Barrick Gold's (NYSE:GOLD) failed attempt to merge with Newmont Mining (NYSE:NEM) didn't go over well in the stock market, as its shares have fallen by more than 6% in the past month. Looking forward, will shares of Barrick Gold keep falling? Let's review the main developments in recent months that could impact its valuation.
The gold market stabilizes
The gold market hasn't performed well in the past couple of years, but the price of gold has stabilized in recent months: So far in the second quarter, the average price of gold reached $1,288 per ounce -- nearly unchanged from the first quarter of 2014. The company's assumptions on realized prices are still at $1,300 per ounce, which are in line with the current price of gold. If the price of gold remains stable in the coming months, the company won't have to adjust its assumptions again, and no major write-offs will be made.
Will production start to pick up again?
In its first-quarter earnings report, Barrick Gold revised down its guidance for copper production. Its gold production remained unchanged, but still lower than last year. Based on its production in the first quarter and guidance, its quarterly production is likely to remain close to its production quota in the first quarter.
The table below shows the expected changes in Barrick Gold's revenue in the second quarter compared to same quarter last year.
As you can see, for the second quarter, the expected 14% drop in production and 8.7% fall in the price of gold are likely to slash its gold-related revenue by almost 22% year over year. In the first quarter, the company's net revenue also fell by 22%.
But the company's production could pick up by 2015: Barrick Gold expects to resume construction in its Pascua-Lama mine in the coming months. Barrick Gold's temporary shutdown of this mine back in late October 2013 is expected to cost the company $300 million.
Moreover, because of this ramp-down, it had to compensate its streaming and royalties partners such as Silver Wheaton (NYSE:SLW) for the delay by providing precious metals from other mines. The reopening of the mine for construction will augment its production by 2014-2015. Further down the line, its Goldrush project near the Cortez mine is expected to be completed by the middle of next year.

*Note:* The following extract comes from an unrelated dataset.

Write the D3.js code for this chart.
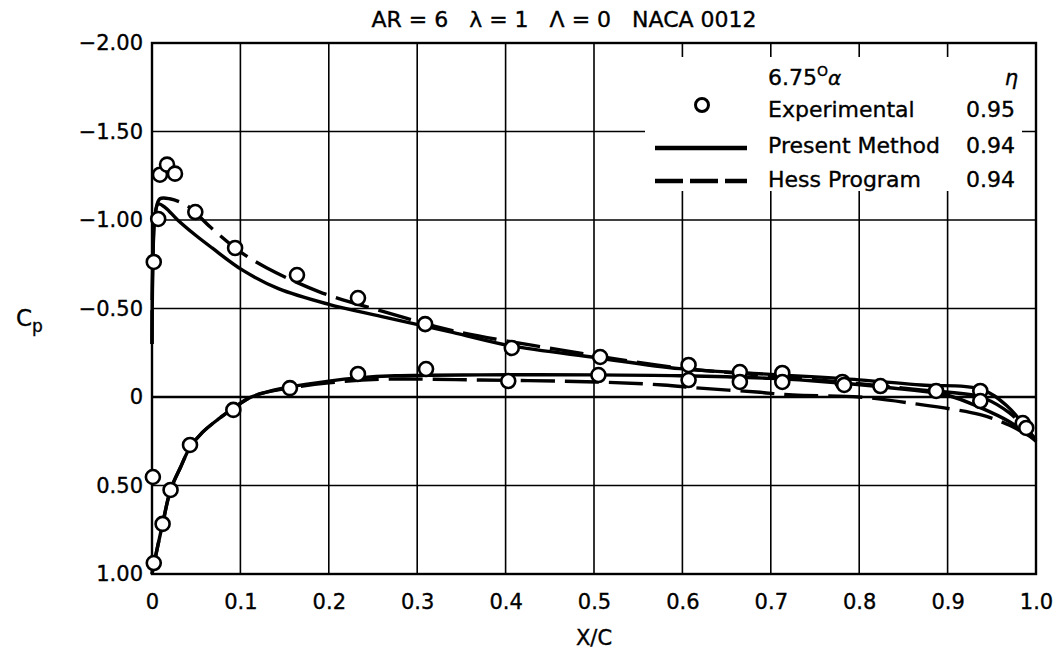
<!DOCTYPE html>
<html>
<head>
<meta charset="utf-8">
<script src="https://cdn.jsdelivr.net/npm/d3@7"></script>
<style>
  html, body { margin: 0; padding: 0; background: #fff; }
  svg { display: block; }
  text { font-family: "DejaVu Sans", "Liberation Sans", Arial, sans-serif; fill: #000;
         stroke: #000; stroke-width: 0.35px; }
</style>
</head>
<body>
<svg id="chart" width="1060" height="653"></svg>
<script>
// Pressure distribution, NACA 0012 wing (AR = 6, taper 1, no sweep), alpha = 6.75 deg
const xTicks = [0, 0.1, 0.2, 0.3, 0.4, 0.5, 0.6, 0.7, 0.8, 0.9, 1.0];
const xTickLabels = ["0", "0.1", "0.2", "0.3", "0.4", "0.5", "0.6", "0.7", "0.8", "0.9", "1.0"];
const yTicks = [-2, -1.5, -1, -0.5, 0, 0.5, 1];
const yTickLabels = ["\u22122.00", "\u22121.50", "\u22121.00", "\u22120.50", "0", "0.50", "1.00"];

// Experimental points [x/c, Cp]
const expUpper = [[0.002,-0.763],[0.007,-1.006],[0.009,-1.256],[0.017,-1.313],[0.026,-1.262],
  [0.049,-1.045],[0.094,-0.842],[0.164,-0.689],[0.233,-0.559],[0.309,-0.412],[0.407,-0.277],
  [0.507,-0.226],[0.607,-0.181],[0.665,-0.141],[0.713,-0.136],[0.781,-0.085],[0.824,-0.062],
  [0.887,-0.034],[0.937,-0.034],[0.985,0.147]];
const expLower = [[0.002,0.938],[0.001,0.452],[0.012,0.717],[0.021,0.525],[0.043,0.271],
  [0.092,0.073],[0.156,-0.05],[0.233,-0.13],[0.31,-0.158],[0.403,-0.09],[0.505,-0.124],
  [0.607,-0.096],[0.665,-0.085],[0.713,-0.085],[0.783,-0.068],[0.937,0.023],[0.989,0.175]];

// Present method, upper and lower surface
const presentUpper = [[0.000,-0.30],[0.001,-0.75],[0.003,-1.00],[0.007,-1.09],[0.015,-1.07],
  [0.029,-1.00],[0.049,-0.915],[0.068,-0.842],[0.102,-0.718],[0.143,-0.612],[0.199,-0.525],
  [0.264,-0.45],[0.34,-0.365],[0.405,-0.29],[0.503,-0.222],[0.597,-0.16],[0.7,-0.128],
  [0.8,-0.097],[0.87,-0.068],[0.937,-0.045],[0.967,0.05],[1.0,0.25]];
const presentLower = [[0.000,1.0],[0.004,0.9],[0.012,0.717],[0.021,0.525],[0.032,0.40],
  [0.043,0.285],[0.057,0.20],[0.075,0.125],[0.093,0.06],[0.11,0.005],[0.124,-0.02],
  [0.154,-0.055],[0.2,-0.09],[0.233,-0.108],[0.275,-0.12],[0.371,-0.125],[0.5,-0.125],
  [0.597,-0.12],[0.7,-0.105],[0.764,-0.085],[0.857,-0.04],[0.9,-0.01],[0.937,0.06],
  [0.97,0.14],[1.0,0.25]];

// Hess program, upper and lower surface
const hessUpper = [[0.000,-0.30],[0.001,-0.8],[0.004,-1.05],[0.009,-1.12],[0.02,-1.12],
  [0.04,-1.08],[0.066,-0.96],[0.1,-0.82],[0.13,-0.729],[0.19,-0.593],[0.264,-0.48],
  [0.34,-0.375],[0.462,-0.266],[0.597,-0.164],[0.7,-0.12],[0.8,-0.075],[0.87,-0.04],
  [0.937,0.0],[0.97,0.09],[1.0,0.24]];
const hessLower = [[0.000,1.0],[0.004,0.9],[0.012,0.717],[0.021,0.525],[0.032,0.40],
  [0.043,0.285],[0.057,0.20],[0.075,0.125],[0.093,0.06],[0.11,0.005],[0.124,-0.02],
  [0.154,-0.05],[0.2,-0.08],[0.258,-0.10],[0.371,-0.096],[0.503,-0.085],[0.578,-0.068],
  [0.62,-0.05],[0.684,-0.028],[0.725,-0.011],[0.8,0.0],[0.857,0.034],[0.937,0.10],
  [0.97,0.16],[1.0,0.24]];

const svg = d3.select("#chart");
const plotLeft = 152, plotRight = 1036, plotTop = 43, plotBottom = 574;

const x = d3.scaleLinear().domain([0, 1]).range([plotLeft, plotRight]);
const y = d3.scaleLinear().domain([-2, 1]).range([plotTop, plotBottom]);

// grid
const grid = svg.append("g");
grid.selectAll(".vg").data(xTicks).join("line")
  .attr("x1", d => x(d)).attr("x2", d => x(d))
  .attr("y1", plotTop).attr("y2", plotBottom)
  .attr("stroke", "#000").attr("stroke-width", 1.6);
grid.selectAll(".hg").data(yTicks).join("line")
  .attr("x1", plotLeft).attr("x2", plotRight)
  .attr("y1", d => y(d)).attr("y2", d => y(d))
  .attr("stroke", "#000").attr("stroke-width", d => d === 0 ? 2.4 : 1.6);

// frame
svg.append("rect")
  .attr("x", plotLeft).attr("y", plotTop)
  .attr("width", plotRight - plotLeft).attr("height", plotBottom - plotTop)
  .attr("fill", "none").attr("stroke", "#000").attr("stroke-width", 2.4);

// tick labels
const xAxis = d3.axisBottom(x).tickValues(xTicks)
  .tickFormat((d, i) => xTickLabels[i]).tickSize(0).tickPadding(20);
svg.append("g").attr("transform", `translate(0,${plotBottom})`).call(xAxis)
  .call(g => g.select(".domain").remove())
  .call(g => g.selectAll("text").attr("font-size", 21)
    .attr("font-family", "DejaVu Sans, Liberation Sans, Arial, sans-serif"));

const yAxis = d3.axisLeft(y).tickValues(yTicks)
  .tickFormat((d, i) => yTickLabels[i]).tickSize(0).tickPadding(9);
svg.append("g").attr("transform", `translate(${plotLeft},0)`).call(yAxis)
  .call(g => g.select(".domain").remove())
  .call(g => g.selectAll("text").attr("font-size", 21)
    .attr("font-family", "DejaVu Sans, Liberation Sans, Arial, sans-serif"));

// curves
const line = d3.line().x(d => x(d[0])).y(d => y(d[1])).curve(d3.curveCatmullRom.alpha(0.5));
const curves = svg.append("g").attr("fill", "none").attr("stroke", "#000")
  .attr("stroke-width", 3.4).attr("stroke-linejoin", "round");
curves.append("path").attr("d", line(presentUpper));
curves.append("path").attr("d", line(presentLower));
curves.append("path").attr("d", line(hessUpper)).attr("stroke-dasharray", "34,10");
curves.append("path").attr("d", line(hessLower)).attr("stroke-dasharray", "34,10");

// experimental points
svg.append("g").selectAll("circle").data(expUpper.concat(expLower)).join("circle")
  .attr("cx", d => x(d[0])).attr("cy", d => y(d[1])).attr("r", 7)
  .attr("fill", "#fff").attr("stroke", "#000").attr("stroke-width", 2.6);

// legend
const lg = svg.append("g");
lg.append("rect").attr("x", 645).attr("y", 57).attr("width", 377).attr("height", 134).attr("fill", "#fff");
const hdr = lg.append("text").attr("x", 768).attr("y", 85).attr("font-size", 22);
hdr.append("tspan").text("6.75");
hdr.append("tspan").text("O").attr("font-size", 14).attr("dy", -9);
hdr.append("tspan").text("\u03b1").attr("font-style", "italic").attr("font-size", 20).attr("dy", 9);
lg.append("text").attr("x", 1018).attr("y", 85).attr("text-anchor", "end")
  .attr("font-size", 21).attr("font-style", "italic").text("\u03b7");

const legendRows = [
  { label: "Experimental", eta: "0.95", base: 117 },
  { label: "Present Method", eta: "0.94", base: 153 },
  { label: "Hess Program", eta: "0.94", base: 187 }
];
lg.selectAll(".lbl").data(legendRows).join("text")
  .attr("x", 768).attr("y", d => d.base).attr("font-size", 22).text(d => d.label);
lg.selectAll(".eta").data(legendRows).join("text")
  .attr("x", 1015).attr("y", d => d.base).attr("text-anchor", "end").attr("font-size", 22).text(d => d.eta);
lg.append("circle").attr("cx", 702).attr("cy", 105).attr("r", 6.5)
  .attr("fill", "#fff").attr("stroke", "#000").attr("stroke-width", 3);
lg.append("line").attr("x1", 655).attr("x2", 747).attr("y1", 148).attr("y2", 148)
  .attr("stroke", "#000").attr("stroke-width", 4.5);
lg.append("line").attr("x1", 655).attr("x2", 747).attr("y1", 181).attr("y2", 181)
  .attr("stroke", "#000").attr("stroke-width", 4.5).attr("stroke-dasharray", "28,7");

// title and axis titles
svg.append("text").attr("x", 564).attr("y", 27).attr("text-anchor", "middle")
  .attr("font-size", 22).style("white-space", "pre")
  .text("AR = 6   \u03bb = 1   \u039b = 0   NACA 0012");
const cp = svg.append("text").attr("x", 16).attr("y", 326).attr("font-size", 23);
cp.append("tspan").text("C");
cp.append("tspan").text("p").attr("font-size", 17).attr("dy", 6);
svg.append("text").attr("x", 594).attr("y", 645).attr("text-anchor", "middle")
  .attr("font-size", 21).text("X/C");
</script>
</body>
</html>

Will production costs keep falling?
During the first quarter, Barrick Gold's all-in sustaining costs for producing an ounce of gold reached $833, which is 10% below the cost of production in the parallel quarter in 2013. The company's annual guidance is still around $950. But if it maintains a low production cost, as in the first quarter, this could partly offset the low price of gold. As presented in the table above, if Barrick Gold's all-in sustaining costs don't change, its cash margin per ounce will remain stable, around 35%.
One way Barrick Gold is reducing its production cost is by selling non-core assets. During the past year, it has divested several assets for over $1 billion, including its Kanowna and Plutonic mines in Australia. This asset reduction plan is likely to keep cutting down its production costs and bringing in cash.
Other gold companies have also been making great strides in reducing their production costs: During the first quarter of 2014, Yamana Gold (NYSE:AUY) recorded an all-in sustaining cost of $820 per GEO -- a 4% drop from the $856 per GEO recorded in the first quarter of 2013.
Barrick Gold isn't likely to show any dramatic developments in its second-quarter earnings report. But if the company succeeds in maintaining its low production cost, this may partly offset the low prices of gold and reduced production quota. Finally, as the price of gold stabilizes, Barrick Gold's stock is also likely to level out.